What is required.
Quote word for word the lines below, beginning with the first and ending with the one that has "import pandas as pd". Drop the pictures.
————
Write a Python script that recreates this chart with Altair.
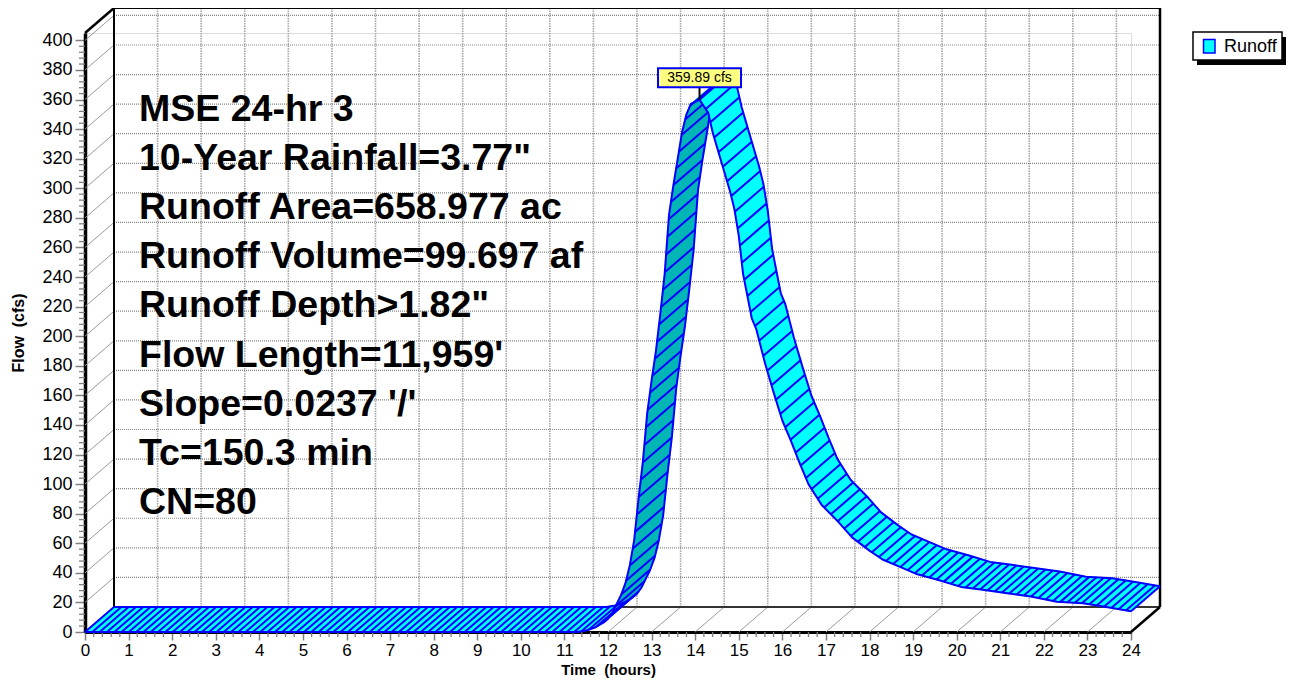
import math
import altair as alt
import pandas as pd

# ---------------- data ----------------
TIME_HR = [0.0, 11.3, 11.5, 11.7, 11.9, 12.0, 12.1, 12.2, 12.3, 12.4, 12.5, 12.6, 12.7,
           12.8, 12.9, 13.0, 13.1, 13.2, 13.3, 13.4, 13.5, 13.6, 13.7, 13.8, 13.9, 14.1,
           14.3, 14.4, 14.6, 14.8, 14.9, 15.0, 15.1, 15.3, 15.4, 15.6, 15.8, 16.0, 16.2,
           16.4, 16.6, 16.9, 17.3, 17.6, 18.0, 18.3, 18.7, 19.1, 19.6, 20.1, 20.6, 21.2,
           21.7, 22.3, 22.9, 23.4, 24.0]
FLOW_CFS = [0, 0, 1, 3, 6.5, 9, 13, 19, 25, 33, 45, 62, 90,
            115, 148, 170, 190, 215, 242, 282, 302, 320, 338, 350, 357, 359.89,
            351, 338, 318, 298, 286, 268, 242, 212, 205, 182, 162, 143, 129,
            114, 100, 86, 74, 64, 55, 49, 44, 39, 35, 30.5, 28.5, 26,
            24, 20.5, 19.5, 17, 14]
assert len(TIME_HR) == len(FLOW_CFS)

PEAK_LABEL = "359.89 cfs"
X_TICKS = list(range(0, 25))
Y_TICKS = list(range(0, 401, 20))
INFO_LINES = [
    "MSE 24-hr 3",
    '10-Year Rainfall=3.77"',
    "Runoff Area=658.977 ac",
    "Runoff Volume=99.697 af",
    'Runoff Depth>1.82"',
    "Flow Length=11,959'",
    "Slope=0.0237 '/'",
    "Tc=150.3 min",
    "CN=80",
]
LEGEND_LABEL = "Runoff"
X_TITLE = "Time \u00a0(hours)"
Y_TITLE = "Flow \u00a0(cfs)"

# ---------------- layout / style ----------------
FONT = "Liberation Sans"
W, H = 1046, 599
XMAX, YMAX = 24, 405
DXP, DYP = 29.0, 25.0           # 3-D depth offset in pixels
PXX, PXY = W / XMAX, H / YMAX
DX, DY = DXP / PXX, DYP / PXY   # same offset in data units

BLUE = "#0000FF"
CYAN = "#00FFFF"
TEAL = "#00B5B5"

XS = alt.Scale(domain=[0, XMAX], nice=False, zero=False)
YS = alt.Scale(domain=[0, YMAX], nice=False, zero=False)
XAX = alt.Axis(values=X_TICKS, title=X_TITLE, titleFont=FONT, titleFontSize=15,
               titleFontWeight="bold", titleY=37.5, titleBaseline="middle", titleColor="black",
               labelFont=FONT, labelFontSize=17, labelColor="black", labelPadding=2,
               labelAngle=0, labelFlush=False, labelOverlap=False, format="d",
               tickSize=8, tickColor="#808080", tickWidth=1.5,
               domainColor="black", domainWidth=3, grid=False)
YAX = alt.Axis(values=Y_TICKS, title=Y_TITLE, titleFont=FONT, titleFontSize=16,
               titleFontWeight="bold", titleX=-67, titleY=H / 2, titleBaseline="middle",
               titleAngle=270, titleColor="black",
               labelFont=FONT, labelFontSize=18, labelColor="black", labelPadding=3,
               labelOverlap=False, format="d",
               tickSize=10, tickColor="#808080", tickWidth=1.5,
               domainColor="black", domainWidth=3.5, grid=False)


def X(f):
    return alt.X(f, type="quantitative", scale=XS, axis=XAX)


def Y(f):
    return alt.Y(f, type="quantitative", scale=YS, axis=YAX)


# ---------------- walls, grid, floor ----------------
grid_rows = []
for h in X_TICKS[1:-1]:
    grid_rows.append(dict(x1=h + DX, y1=DY, x2=h + DX, y2=YMAX + DY, kind="v"))
for v in Y_TICKS[1:]:
    grid_rows.append(dict(x1=DX, y1=v + DY, x2=XMAX + DX, y2=v + DY, kind="h"))
grid_df = pd.DataFrame(grid_rows)

thin_rows = []
for h in X_TICKS[1:-1]:
    thin_rows.append(dict(x1=h, y1=0, x2=h + DX, y2=DY))
for v in Y_TICKS[1:]:
    thin_rows.append(dict(x1=0, y1=v, x2=DX, y2=v + DY))
thin_df = pd.DataFrame(thin_rows)

edge_df = pd.DataFrame([
    dict(x1=DX, y1=DY, x2=XMAX + DX, y2=DY, c="#333333", w=2),
    dict(x1=DX, y1=DY, x2=DX, y2=YMAX + DY, c="black", w=2),
    dict(x1=DX, y1=YMAX + DY, x2=XMAX + DX, y2=YMAX + DY, c="black", w=2),
    dict(x1=XMAX + DX, y1=DY, x2=XMAX + DX, y2=YMAX + DY, c="black", w=2.5),
    dict(x1=XMAX, y1=0, x2=XMAX + DX, y2=DY, c="black", w=2.5),
    dict(x1=0, y1=YMAX, x2=DX, y2=YMAX + DY, c="black", w=2.5),
])


def rules(df, **kw):
    return alt.Chart(df).mark_rule(**kw).encode(
        x=X("x1"), x2=alt.X2("x2"), y=Y("y1"), y2=alt.Y2("y2"))


grid_v = rules(grid_df[grid_df.kind == "v"], color="#a6a6a6", strokeWidth=1.6, strokeDash=[1.5, 1])
grid_h = rules(grid_df[grid_df.kind == "h"], color="#858585", strokeWidth=1.2, strokeDash=[1, 1])
thin = rules(thin_df, color="#9a9a9a", strokeWidth=1)
edges = alt.Chart(edge_df).mark_rule().encode(
    x=X("x1"), x2=alt.X2("x2"), y=Y("y1"), y2=alt.Y2("y2"),
    color=alt.Color("c:N", scale=None), strokeWidth=alt.StrokeWidth("w:Q", scale=None))

# minor ticks
minor_x = pd.DataFrame({"t": [k * 0.2 for k in range(0, 121) if k % 5]})
minor_y = pd.DataFrame({"v": [k * 4 for k in range(0, 101) if k % 5]})
mx = alt.Chart(minor_x).mark_rule(color="#808080", strokeWidth=1.3).encode(
    x=X("t"), y=alt.value(H), y2=alt.value(H + 5))
my = alt.Chart(minor_y).mark_rule(color="#808080", strokeWidth=1.3).encode(
    y=Y("v"), x=alt.value(-6), x2=alt.value(0))

# ---------------- ribbon ----------------
ip = FLOW_CFS.index(max(FLOW_CFS))


def quads(i0, i1):
    rows = []
    for i in range(i0, i1):
        t0, q0, t1, q1 = TIME_HR[i], FLOW_CFS[i], TIME_HR[i + 1], FLOW_CFS[i + 1]
        ex = (t1 - t0) * PXX
        ey = -(q1 - q0) * PXY
        cross = ex * (-DYP) - ey * DXP
        shade = "teal" if cross > 0 else "cyan"
        verts = [(t0, q0), (t1, q1), (t1 + DX, q1 + DY), (t0 + DX, q0 + DY), (t0, q0)]
        for k, (t, q) in enumerate(verts):
            rows.append(dict(seg=i, k=k, t=t, q=q, shade=shade))
    return pd.DataFrame(rows)


def outline(i0, i1):
    rows = []
    for i in range(i0, i1 + 1):
        rows.append(dict(edge="front", k=i, t=TIME_HR[i], q=FLOW_CFS[i]))
        rows.append(dict(edge="back", k=i, t=TIME_HR[i] + DX, q=FLOW_CFS[i] + DY))
    return pd.DataFrame(rows)


def hatch(i0, i1, sx=7.3, sy=18.0):
    # hatch pattern placed along the drawn polyline (fill style)
    pts = [(TIME_HR[i0], FLOW_CFS[i0])]
    since = 0.0
    for i in range(i0, i1):
        t0, q0, t1, q1 = TIME_HR[i], FLOW_CFS[i], TIME_HR[i + 1], FLOW_CFS[i + 1]
        m = math.hypot((t1 - t0) * PXX / sx, (q1 - q0) * PXY / sy)
        d = 1.0 - since
        last = -since
        while d <= m:
            f = d / m
            pts.append((t0 + f * (t1 - t0), q0 + f * (q1 - q0)))
            last = d
            d += 1.0
        since = m - last
    if since < 0.4 and len(pts) > 1:
        pts.pop()
    pts.append((TIME_HR[i1], FLOW_CFS[i1]))
    return pd.DataFrame([dict(x1=t, y1=q, x2=t + DX, y2=q + DY) for t, q in pts])


def ribbon_layers(i0, i1):
    qd = quads(i0, i1)
    out = []
    for shade, col in (("cyan", CYAN), ("teal", TEAL)):
        sub = qd[qd.shade == shade]
        if len(sub):
            out.append(alt.Chart(sub).mark_line(fill=col, stroke=col, strokeWidth=0.8,
                                                 strokeJoin="round").encode(
                x=X("t"), y=Y("q"), detail="seg:N", order="k:Q"))
    out.append(alt.Chart(outline(i0, i1)).mark_line(color=BLUE, strokeWidth=2,
                                                      strokeJoin="round").encode(
        x=X("t"), y=Y("q"), detail="edge:N", order="k:Q"))
    out.append(rules(hatch(i0, i1), color=BLUE, strokeWidth=2))
    return out


rise = ribbon_layers(0, ip)
fall = ribbon_layers(ip, len(TIME_HR) - 1)

# ---------------- peak label ----------------
peak_df = pd.DataFrame({"t": [TIME_HR[ip]], "q": [FLOW_CFS[ip]], "label": [PEAK_LABEL]})
BOX = "M-1,-0.229L1,-0.229L1,0.229L-1,0.229Z"
peak_rule = alt.Chart(peak_df).mark_rule(color="black", strokeWidth=2, y2Offset=-13).encode(
    x=X("t"), y=Y("q"), y2=alt.Y2("q"))
peak_box = alt.Chart(peak_df).mark_point(shape=BOX, size=83 * 83, filled=True, fill="#FFFF80",
                                         stroke=BLUE, strokeWidth=2, opacity=1,
                                         yOffset=-22).encode(x=X("t"), y=Y("q"))
peak_text = alt.Chart(peak_df).mark_text(font=FONT, fontSize=14, color="black", align="center",
                                         baseline="middle", yOffset=-22).encode(
    x=X("t"), y=Y("q"), text="label:N")

# ---------------- info text ----------------
one = pd.DataFrame({"a": [0]})
info = alt.Chart(one).mark_text(font=FONT, fontSize=37.5, fontWeight="bold", color="black",
                                align="left", baseline="alphabetic", lineBreak="\n",
                                lineHeight=49.2).encode(
    x=alt.value(54), y=alt.value(87.5), text=alt.value("\n".join(INFO_LINES)))

# ---------------- legend ----------------
leg_shadow = alt.Chart(one).mark_rect(color="black").encode(
    x=alt.value(1112), x2=alt.value(1201), y=alt.value(4), y2=alt.value(32))
leg_box = alt.Chart(one).mark_rect(fill="white", stroke="black", strokeWidth=1.5).encode(
    x=alt.value(1108), x2=alt.value(1197), y=alt.value(-1), y2=alt.value(27))
leg_sw = alt.Chart(one).mark_rect(fill=CYAN, stroke=BLUE, strokeWidth=1.5).encode(
    x=alt.value(1118.5), x2=alt.value(1130), y=alt.value(6.5), y2=alt.value(20))
leg_txt = alt.Chart(one).mark_text(font=FONT, fontSize=18, color="black", align="left",
                                   baseline="middle").encode(
    x=alt.value(1139), y=alt.value(13.5), text=alt.value(LEGEND_LABEL))

layers = [grid_v, grid_h, thin, edges, mx, my, info] + rise + fall + [
    peak_rule, peak_box, peak_text, leg_shadow, leg_box, leg_sw, leg_txt]

chart = alt.layer(*layers).properties(
    width=W, height=H,
    padding={"left": 77, "top": 25, "right": 155, "bottom": 46},
    autosize=alt.AutoSizeParams(type="none"),
    background="white",
).configure_view(stroke=None).configure(font=FONT)

chart.save("out.html", embed_options={"renderer": "svg", "actions": False})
————
Correct result.
Write a Python script that recreates this chart with Altair.
import math
import altair as alt
import pandas as pd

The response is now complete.